Food: Inside the Hong Kong's Demon Chef's kitchen
Get ready for extreme and innovative Chinese concoctions as three-starred Michelin chef Alvin Leung a.k.a The Demon Chef visits town to host a four-day food pop-up next month
If you imagined Sex On The Beach to be just a cocktail, look it up on the Web with chef Alvin Leung's reference. His version is a mixture of mushrooms, honey, tapiocas and ham, and resembles a discarded pink condom on a beach. The London-born, Toronto-bred three-starred Michelin chef has created a unique brand called X-treme Chinese, through his popular restaurant, Bo Innovation, in Hong Kong. He specialises in combining traditional recipes with new-age cooking techniques and presentations to tempt the discerning gastronome. Now, he gears to turn JW Marriott into his lab to create six-course menus as part of the second edition of Michelin Pop Up presented by 4xFour (in partnership with the hotel). Excerpts from an email interview:
Caramelised banana with chocolate ganache, shun jing fung infused caramel sauce, lemon curd, edible soil and aroma jelly
Q. Tell us about X-treme Chinese cuisine. How did it get popular?
A. My philosophy has been to pursue innovation and approach in a very modern way while maintaining tradition. People have described it using terms that have a narrow connotation, and I want to avoid such limitations. It's not just 'molecular'. That's why I call it 'X-treme' Chinese, which means that I take classic dishes and present them in a contemporary context, using modern techniques.
Dan dan noodle with red pepper, pine nut, compressed sichuan granny smith apple, crispy egg noodle, ikura, squid and preserved mustard foam
Q. How did you get your nickname, The Demon Chef?
A. Actually, it's a name I created for myself because I wanted to avoid another name people started giving me. When I started, some people said, 'you're a cooking god', some called me 'god chef'. I didn't want to be referenced as a god. That's a bit blasphemous, so, I decided I should be a demon instead. It fits my character. Also, the origin of the word 'daemon' in Greek means a playful spirit and that suits what I try to do with food. It's not demon in the evil sense.
Alvin Leung, Chef
Q. What can we expect from the Michelin Pop Up at JW Marriott?
A. People can expect my X-treme Chinese cuisine with a touch of Indian inspiration.
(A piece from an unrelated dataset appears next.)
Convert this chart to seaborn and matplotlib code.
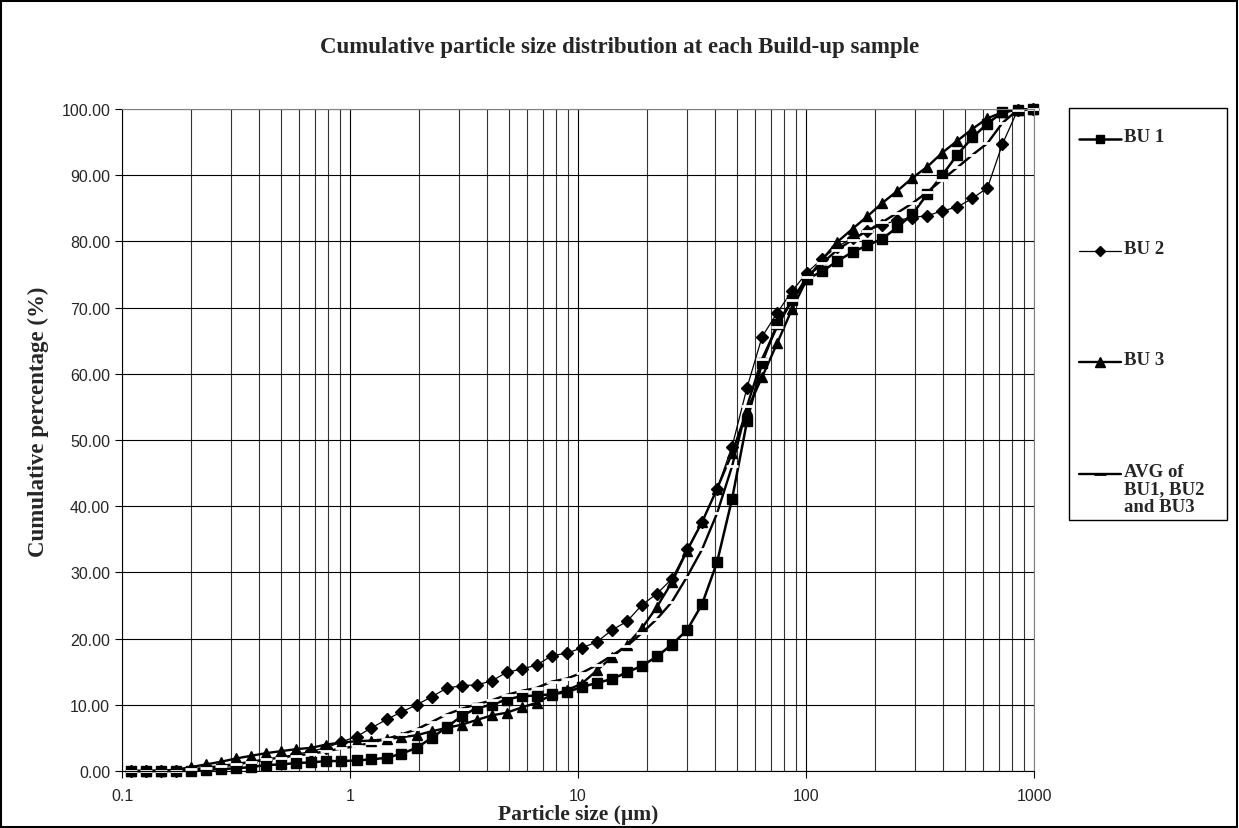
import numpy as np
import pandas as pd
import matplotlib
matplotlib.use("Agg")
import matplotlib.pyplot as plt
import seaborn as sns
from matplotlib.lines import Line2D
from matplotlib.patches import Rectangle
from matplotlib.ticker import FixedLocator, FixedFormatter, LogLocator, NullFormatter, FormatStrFormatter

# particle size classes (um)
size_um = [0.110, 0.127, 0.148, 0.173, 0.201, 0.234, 0.272, 0.317, 0.369, 0.429,
           0.499, 0.581, 0.676, 0.787, 0.917, 1.07, 1.24, 1.45, 1.68, 1.96,
           2.28, 2.65, 3.09, 3.59, 4.18, 4.86, 5.66, 6.59, 7.67, 8.93,
           10.4, 12.1, 14.1, 16.4, 19.1, 22.2, 25.8, 30.1, 35.0, 40.7,
           47.4, 55.1, 64.2, 74.7, 86.9, 101, 118, 137, 160, 186,
           216, 251, 293, 341, 396, 461, 537, 625, 727, 847, 985]

# cumulative % for each build-up sample
bu1 = [0.0, 0.0, 0.0, 0.0, 0.05, 0.15, 0.3, 0.4, 0.6, 0.9,
       1.0, 1.2, 1.3, 1.5, 1.5, 1.6, 1.75, 2.0, 2.6, 3.5,
       5.0, 6.6, 8.3, 9.5, 10.0, 10.8, 11.3, 11.4, 11.6, 11.9,
       12.7, 13.3, 13.9, 14.9, 15.9, 17.3, 19.1, 21.3, 25.2, 31.5,
       41.1, 52.8, 61.7, 67.5, 71.1, 74.3, 75.5, 77.0, 78.4, 79.4,
       80.4, 82.1, 84.1, 87.2, 90.0, 93.1, 95.7, 97.8, 99.5, 99.9, 100.0]
bu2 = [0.0, 0.0, 0.0, 0.0, 0.1, 0.3, 0.6, 0.9, 1.3, 1.7,
       2.1, 2.5, 3.0, 3.5, 4.4, 5.2, 6.5, 7.8, 8.9, 10.0,
       11.2, 12.5, 12.9, 13.0, 13.6, 14.9, 15.4, 16.0, 17.4, 17.8,
       18.6, 19.5, 21.3, 22.6, 25.1, 26.8, 29.0, 33.5, 37.6, 42.6,
       49.0, 57.9, 65.6, 69.2, 72.5, 75.3, 77.4, 79.2, 80.5, 81.6,
       82.5, 83.2, 83.6, 83.9, 84.6, 85.2, 86.5, 88.1, 94.7, 99.8, 100.0]
bu3 = [0.0, 0.0, 0.05, 0.2, 0.6, 1.0, 1.4, 1.9, 2.3, 2.7,
       3.0, 3.3, 3.5, 4.0, 4.3, 4.5, 4.6, 4.8, 5.1, 5.4,
       6.0, 6.5, 7.0, 7.7, 8.4, 8.8, 9.6, 10.3, 11.5, 12.2,
       13.2, 15.2, 17.2, 19.1, 21.6, 24.8, 28.5, 33.3, 37.6, 42.6,
       48.0, 54.5, 59.5, 64.6, 69.8, 74.3, 77.3, 79.9, 81.9, 83.8,
       85.8, 87.6, 89.6, 91.3, 93.4, 95.2, 97.0, 98.6, 99.5, 99.9, 100.0]
# average of the three samples
avg = list(np.mean([bu1, bu2, bu3], axis=0))

x_ticks = [0.1, 1, 10, 100, 1000]
x_tick_labels = ["0.1", "1", "10", "100", "1000"]
y_ticks = list(range(0, 101, 10))

sns.set_style("white")
plt.rcParams['font.family'] = ['Liberation Sans', 'DejaVu Sans']
serif = ['Liberation Serif', 'DejaVu Serif']

W, H = 1239, 829
fig = plt.figure(figsize=(W / 100, H / 100), dpi=100)
ax = fig.add_axes([122 / W, 1 - 772 / H, (1034 - 122) / W, (772 - 110) / H])

series = [
    (bu1, "s", 6.8, 1.8),
    (bu2, "D", 5.8, 0.9),
    (bu3, "^", 7.2, 1.7),
]
for vals, mk, ms, lw in series:
    sns.lineplot(x=size_um, y=vals, ax=ax, color="black", marker=mk, markersize=ms,
                 linewidth=lw, markeredgecolor="black", markeredgewidth=1,
                 legend=False, clip_on=False)
sns.lineplot(x=size_um, y=avg, ax=ax, color="black", marker="_", markersize=9,
             markeredgewidth=2, linewidth=1.7, legend=False, clip_on=False)

ax.set_xscale("log")
ax.set_xlim(0.1, 1000)
ax.set_ylim(0, 100)
ax.xaxis.set_major_locator(FixedLocator(x_ticks))
ax.xaxis.set_major_formatter(FixedFormatter(x_tick_labels))
ax.xaxis.set_minor_locator(LogLocator(base=10, subs=np.arange(2, 10)))
ax.xaxis.set_minor_formatter(NullFormatter())
ax.yaxis.set_major_locator(FixedLocator(y_ticks))
ax.yaxis.set_major_formatter(FormatStrFormatter("%.2f"))

ax.grid(True, which="major", axis="both", color="black", linewidth=0.8)
ax.grid(True, which="minor", axis="x", color="#333333", linewidth=0.8)
ax.set_axisbelow(True)
ax.tick_params(axis="both", which="major", direction="out", length=5, width=0.8,
               labelsize=11.5, color="black", bottom=True, left=True)
ax.tick_params(axis="x", which="minor", length=0)
ax.tick_params(axis="x", pad=7)
for side in ["left", "bottom"]:
    ax.spines[side].set_color("black")
for side in ["top", "right"]:
    ax.spines[side].set_color("#808080")
ax.set_xlabel("")
ax.set_ylabel("")

fig.text(620 / W, 1 - 48 / H, "Cumulative particle size distribution at each Build-up sample",
         ha="center", va="center", fontsize=16.5, fontweight="bold", family=serif)
fig.text(578 / W, 1 - 815 / H, "Particle size (\u00b5m)", ha="center", va="center",
         fontsize=15.5, fontweight="bold", family=serif)
fig.text(38 / W, 1 - 422 / H, "Cumulative percentage (%)", ha="center", va="center",
         rotation=90, fontsize=16.5, fontweight="bold", family=serif)

# legend box drawn by hand (entries are spread over the full height)
fig.add_artist(Rectangle((1069 / W, 1 - 521 / H), 158 / W, 412 / H, transform=fig.transFigure,
                         fill=False, edgecolor="black", linewidth=1))
legend_rows = [
    ("BU 1", 140, "s", 6.0, 1.8),
    ("BU 2", 252, "D", 5.0, 0.9),
    ("BU 3", 363, "^", 6.5, 1.7),
    ("AVG of\nBU1, BU2\nand BU3", 475, "_", 8, 1.7),
]
for label, ypx, mk, ms, lw in legend_rows:
    yf = 1 - ypx / H
    fig.add_artist(Line2D([1079 / W, 1100 / W, 1121 / W], [yf, yf, yf], transform=fig.transFigure,
                          color="black", linewidth=lw, marker=mk, markersize=ms,
                          markeredgewidth=2 if mk == "_" else 1, markevery=[1]))
    fig.text(1124 / W, 1 - (ypx - 11) / H, label, ha="left", va="top", fontsize=13.5,
             fontweight="bold", family=serif, linespacing=1.05)

# outer frame of the chart
fig.add_artist(Rectangle((0.001, 0.001), 0.997, 0.997, transform=fig.transFigure,
                         fill=False, edgecolor="black", linewidth=1.5))

fig.savefig("out.png", dpi=100)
It will be exciting, exotic, and definitely extreme.
Q. You've been known for your extreme presentation of dishes too (like Sex on the Beach).
A. I don't think we will do anything so provocative in Mumbai, but hopefully, people will find our concept of Chinese food different and fascinating. To be honest, we haven't completely finalised the menu yet, so, I can't say exactly what we will
Q. Which is the most unusual/bizarre ingredient that you've added to create a dish?
A. What is unusual for one person is normal to another. My goal is to please diners, not to force them into a Fear Factor episode. I've tried to make several dishes using the traditional Chinese fermented 'Thousand Year Egg'; a lot of customers can't get around the pungent taste. I've also used blue cheese that a few Chinese can't stand. I haven't tried cooking with dogs and I don't cook with bugs either. But I am open to trying almost anything.
From: November 25 to 28 (lunch: 12.30 pm, dinner: 7.30 pm)
At: Spices, JW Marriott Mumbai Juhu, Juhu Tara Road.
Cost: Rs 4,500 per person plus taxes
Log on to: www.4xfour.in
On Indian food: Indian food is popular in Hong Kong but people have misconceptions. It’s not all hot and spicy, and curry. It’s about spices, and flavours blended through the use of spices. It is one of the greatest cuisines of the world and has variety, across regions. Like Chinese food, there isn’t just one generic Indian food either. It is influenced by culture, climate, religion and history. I have many knowledgeable Indian customers for my Hong Kong restaurant, Bo Innovation. Chinese food is popular in India, so I hope they will enjoy my creations. I have added a few unique vegetarian dishes. China
has many vegetarians from Buddhism, so the tradition of non-meat dishes goes back a long way.
On Chindian cuisine: Chinese food in India has taken on local flavours and influences, which is normal for any cuisine. I am
curious to savour it, to see if it is similar to regions like Singapore and Malaysia where there is also a lot of mix of Indian and Chinese culture.